Another point of interest in the study was that mortgage brokers do get better rates versus going it alone. The ‘but’ however could be that you will be dealing with a bank that isn’t a ‘well known’ bank or is online only and some people want a lender with a physical building that can you offer you a full suite of financial products and a physical retail space to visit.

 

And finally the researchers discovered that younger buyers and first time home buyers tend to get better rates. “Lenders are more willing to offer discounts to younger borrowers in return for future expected profits,” the study says.

 

The advice then is to shop around.

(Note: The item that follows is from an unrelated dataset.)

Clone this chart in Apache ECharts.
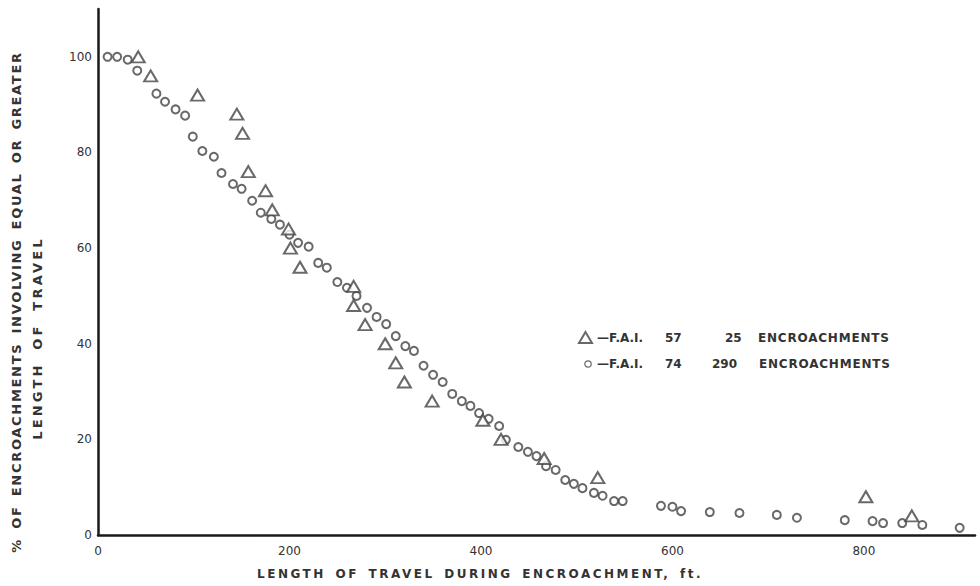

Behave like that 30 year old first time home buyer who does their homework and is willing to move to another bank for a better rate – it can save you money. For example you can save $832 for a $176,000 mortgage* if you get a 3.1% rate vs. a 3.2% rate over a five year term. If you multiply that over the typical twenty five year amortization OR if you get more than a 0.01% rate reduction OR if you live in a larger city with more expensive housing and higher mortgage amounts … the savings can quickly multiply.